Optimal binary codes from $\mathcal{C}_{D}$-codes over a non-chain ring
Ankit Yadav, Ritumoni Sarma, Anuj Kumar Bhagat
TL;DR
This work builds binary subfield codes $C_D^{(2)}$ from $C_D$-codes over a ring $R$ using trace maps and defining sets $D$ derived from simplicial complexes, achieving detailed weight distributions and identifying infinite families that are distance-optimal. The authors show that these subfield codes often improve parameter trade-offs over the binary Gray images of the original ring-based codes and establish sufficient conditions for minimality and self-orthogonality, enabling applications to secret sharing and quantum coding. They also connect two-weight codes to strongly regular graphs via Calderbank’s construction, yielding explicit SRG families from the resulting codes. Overall, the work advances explicit constructions of distance-optimal binary codes from ring-based frameworks and strengthens ties between coding theory, combinatorial designs, and graph theory.
Abstract
In \cite{shi2022few-weight}, Shi and Li studied $\mathcal{C}_D$-codes over the ring $\mathcal{R}:=\mathbb{F}_2[x,y]/\langle x^2, y^2, xy-yx\rangle$ and their binary Gray images, where $D$ is derived using certain simplicial complexes.
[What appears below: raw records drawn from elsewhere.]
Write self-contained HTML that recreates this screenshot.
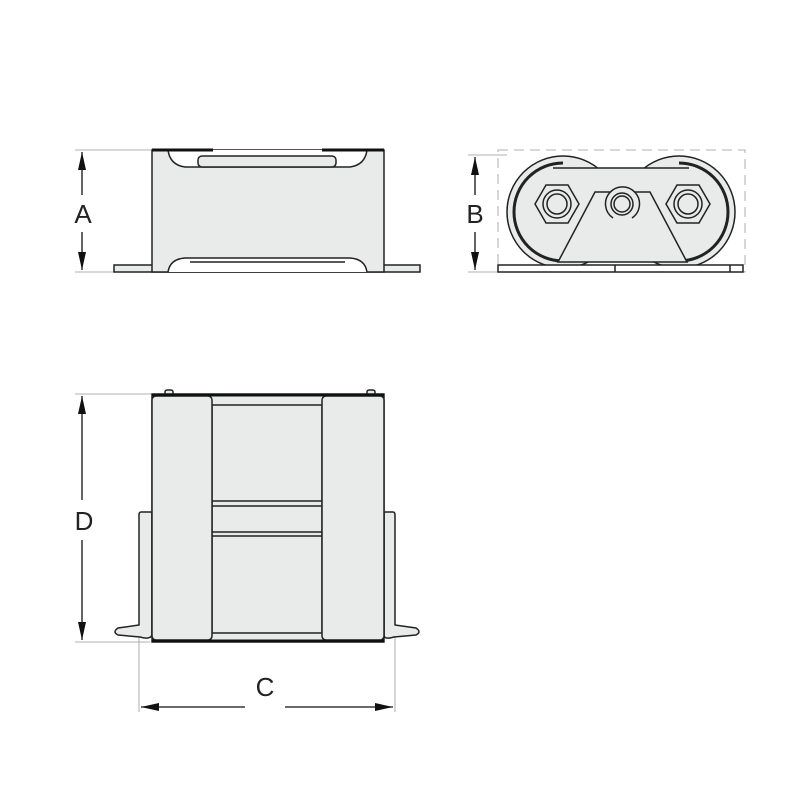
<!DOCTYPE html>
<html><head><style>body{margin:0;background:#fff}svg{display:block}</style></head><body>
<svg width="800" height="800" viewBox="0 0 800 800" xmlns="http://www.w3.org/2000/svg" font-family="Liberation Sans, sans-serif">
<defs>
<marker id="ar" viewBox="0 0 10 10" refX="10" refY="5" markerWidth="18" markerHeight="8" markerUnits="userSpaceOnUse" orient="auto-start-reverse" preserveAspectRatio="none"><path d="M0,0 L10,5 L0,10 z" fill="#111"/></marker>
</defs>
<g stroke="#999" stroke-width="0.8" fill="none">
<line x1="75" y1="150" x2="152" y2="150"/><line x1="75" y1="272" x2="114" y2="272"/>
<line x1="468" y1="155" x2="507" y2="155"/><line x1="468" y1="272" x2="498" y2="272"/>
<line x1="75" y1="394" x2="152" y2="394"/><line x1="75" y1="642" x2="150" y2="642"/>
<line x1="139" y1="636" x2="139" y2="712"/><line x1="395" y1="636" x2="395" y2="712"/>
<rect x="498" y="150" width="247" height="122" stroke-dasharray="10,6"/>
</g>
<g stroke="#111" stroke-width="1.3" fill="none">
<line x1="82" y1="152" x2="82" y2="195" marker-start="url(#ar)"/><line x1="82" y1="232" x2="82" y2="270" marker-end="url(#ar)"/>
<line x1="475" y1="157" x2="475" y2="195" marker-start="url(#ar)"/><line x1="475" y1="232" x2="475" y2="270" marker-end="url(#ar)"/>
<line x1="82" y1="396" x2="82" y2="500" marker-start="url(#ar)"/><line x1="82" y1="540" x2="82" y2="640" marker-end="url(#ar)"/>
<line x1="141" y1="707" x2="245" y2="707" marker-start="url(#ar)"/><line x1="285" y1="707" x2="393" y2="707" marker-end="url(#ar)"/>
</g>
<g font-size="26" fill="#222" text-anchor="middle">
<text x="83" y="223">A</text><text x="475" y="223">B</text><text x="84" y="530">D</text><text x="265" y="696">C</text>
</g>
<g stroke="#222" stroke-width="1.5" fill="#e9eaea">
<rect x="114" y="265" width="306" height="7"/>
<rect x="152" y="150" width="232" height="122"/>
<path d="M168,150 Q170,165 185,167 L350,167 Q365,165 367,150" fill="#fff"/>
<rect x="198" y="156" width="138" height="11" rx="4"/>
<path d="M168,272 Q170,259 185,258 L350,258 Q365,259 367,272" fill="#fff"/>
<line x1="190" y1="262" x2="345" y2="262"/>
</g>
<g stroke="#111" stroke-width="3"><line x1="152" y1="150" x2="213" y2="150"/><line x1="322" y1="150" x2="384" y2="150"/></g>
<g stroke="#222" stroke-width="1.5" fill="#e9eaea">
<circle cx="563" cy="212" r="56"/><circle cx="679" cy="212" r="56"/>
<path d="M563,163 A49,49 0 0 0 563,261" stroke-width="3" fill="none"/>
<path d="M679,163 A49,49 0 0 1 679,261" stroke-width="3" fill="none"/>
<rect x="560" y="168" width="122" height="94" stroke="none"/>
<line x1="553" y1="168" x2="689" y2="168"/>
<rect x="498" y="265" width="245" height="7" fill="#fff"/>
<line x1="615" y1="265" x2="615" y2="272"/>
<line x1="730" y1="265" x2="730" y2="272"/>
<path d="M558,262 L595,192 L650,192 L687,262 Z"/>
<polygon points="535,204 546,185 568,185 579,204 568,223 546,223"/>
<circle cx="557" cy="204" r="14"/><circle cx="557" cy="204" r="10"/>
<polygon points="666,204 677,185 699,185 710,204 699,223 677,223"/>
<circle cx="688" cy="204" r="14"/><circle cx="688" cy="204" r="10"/>
<path d="M613,218 A17,17 0 1 1 632,218" fill="#e9eaea"/>
<circle cx="622" cy="204" r="11"/><circle cx="622" cy="204" r="8"/>
</g>
<g stroke="#222" stroke-width="1.5" fill="#e9eaea">
<path d="M152,512 L141,512 Q139,512 139,515 L139,625 L118,628 Q112,632 118,635 L140,637 Q150,640 152,635 Z"/>
<path d="M384,512 L393,512 Q395,512 395,515 L395,625 L416,628 Q422,632 416,635 L394,637 Q384,640 384,635 Z"/>
<rect x="165" y="390" width="8" height="6" rx="2"/><rect x="367" y="390" width="8" height="6" rx="2"/>
<rect x="152" y="394" width="232" height="248"/>
<rect x="212" y="405" width="110" height="228"/>
<line x1="212" y1="501" x2="322" y2="501"/><line x1="212" y1="506" x2="322" y2="506"/>
<line x1="212" y1="532" x2="322" y2="532"/><line x1="212" y1="536" x2="322" y2="536"/>
<rect x="152" y="396" width="60" height="244" rx="4"/>
<rect x="322" y="396" width="62" height="244" rx="4"/>
</g>
<g stroke="#111" stroke-width="3"><line x1="152" y1="395" x2="384" y2="395"/><line x1="152" y1="641" x2="384" y2="641"/></g>
</svg>
</body></html>
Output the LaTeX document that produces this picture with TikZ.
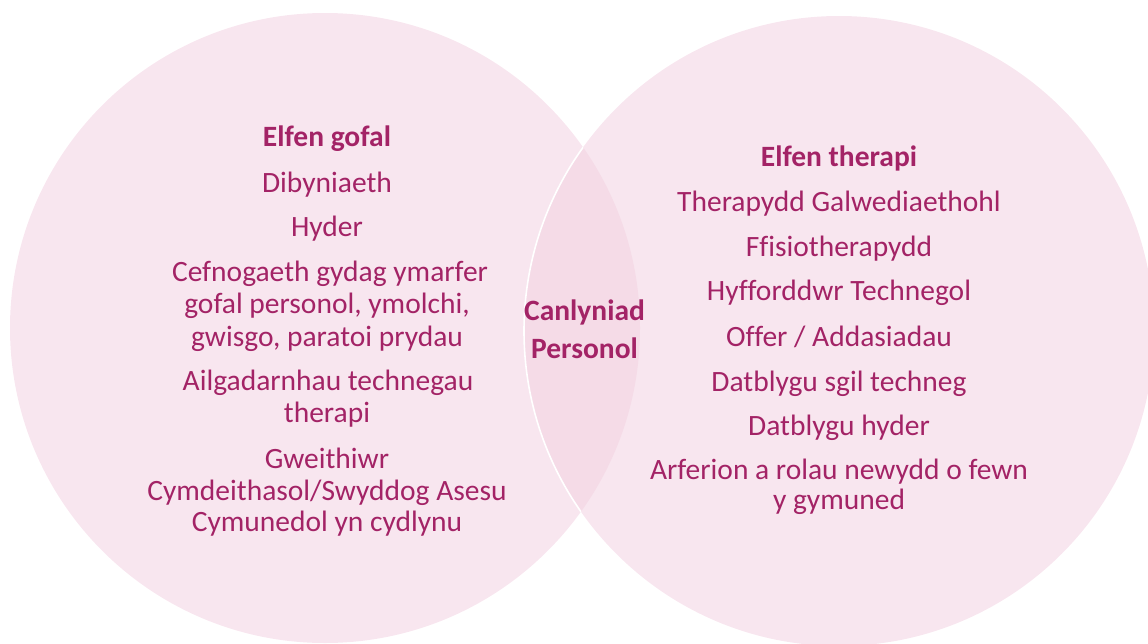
\documentclass[tikz,border=0pt]{standalone}
\usepackage{fontspec}
\setmainfont{Carlito}[Ligatures=NoCommon]
\definecolor{pinkfill}{HTML}{F8E6EF}
\definecolor{lensfill}{HTML}{F5DBE7}
\definecolor{plum}{RGB}{163,35,102}
\begin{document}
\begin{tikzpicture}[x=1pt,y=-1pt,
  txt/.style={anchor=base,inner sep=0pt,text=plum,font=\fontsize{29.5}{32}\selectfont},
  hdr/.style={txt,font=\fontsize{29.5}{32}\selectfont\bfseries}]
\useasboundingbox (0,0) rectangle (1148,643);
\clip (0,0) rectangle (1148,643);
% circles
\coordinate (cl) at (325,328);
\coordinate (cr) at (839,331);
\fill[pinkfill] (cl) circle[radius=315];
\fill[pinkfill] (cr) circle[radius=315];
\begin{scope}
  \clip (cl) circle[radius=315];
  \fill[lensfill] (cr) circle[radius=315];
  \draw[white,line width=1.6pt] (cr) circle[radius=315];
\end{scope}
% left circle text
\node[hdr] (lh) at (327,146.7) {Elfen gofal};
\node[txt] (l1) at (327,192.7) {Dibyniaeth};
\node[txt] (l2) at (327,236.7) {Hyder};
\node[txt] (l3a) at (330,281.7) {Cefnogaeth gydag ymarfer};
\node[txt] (l3b) at (327,313.8) {gofal personol, ymolchi,};
\node[txt] (l3c) at (327,346) {gwisgo, paratoi prydau};
\node[txt] (l4a) at (328,390) {Ailgadarnhau technegau};
\node[txt] (l4b) at (327,422) {therapi};
\node[txt] (l5a) at (327,468.3) {Gweithiwr};
\node[txt] (l5b) at (327,500) {Cymdeithasol/Swyddog Asesu};
\node[txt] (l5c) at (327,531.7) {Cymunedol yn cydlynu};
% right circle text
\node[hdr] (rh) at (839,166) {Elfen therapi};
\node[txt] (r1) at (839,211) {Therapydd Galwediaethohl};
\node[txt] (r2) at (839,256) {Ffisiotherapydd};
\node[txt] (r3) at (839,300) {Hyfforddwr Technegol};
\node[txt] (r4) at (839,346) {Offer / Addasiadau};
\node[txt] (r5) at (839,391) {Datblygu sgil techneg};
\node[txt] (r6) at (839,435) {Datblygu hyder};
\node[txt] (r7a) at (839,479.3) {Arferion a rolau newydd o fewn};
\node[txt] (r7b) at (839,509.5) {y gymuned};
% centre text
\node[hdr] (ca) at (584.5,320) {Canlyniad};
\node[hdr] (cb) at (584.5,358) {Personol};
\end{tikzpicture}
\end{document}
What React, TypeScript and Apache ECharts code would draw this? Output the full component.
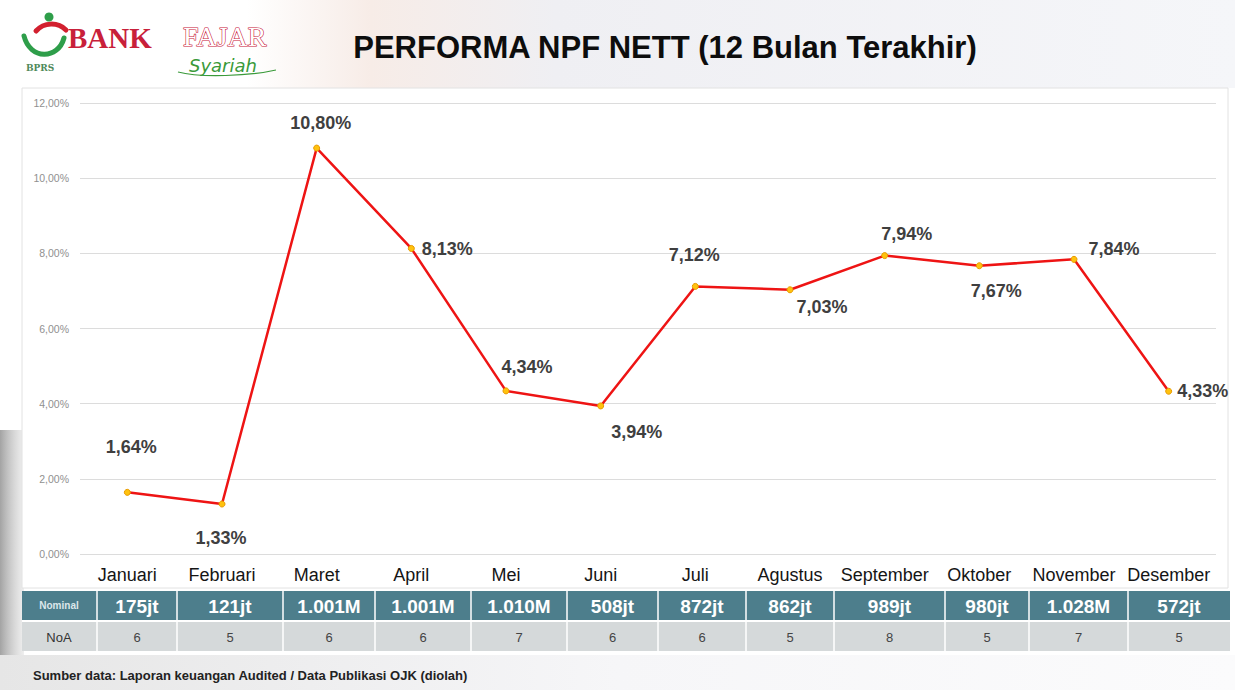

We study the subfield codes $\mathcal{C}_{D}^{(2)}$ of $\mathcal{C}_{D}$-codes over $\mathcal{R},$ where $D$ is as in \cite{shi2022few-weight} and more. We find the Hamming weight distribution and the parameters of $\mathcal{C}_D^{(2)}$ for various $D$, and identify several infinite families of codes that are distance-optimal. Besides, we provide sufficient conditions under which these codes are minimal and self-orthogonal. Two families of strongly regular graphs are obtained as an application of the constructed two-weight codes.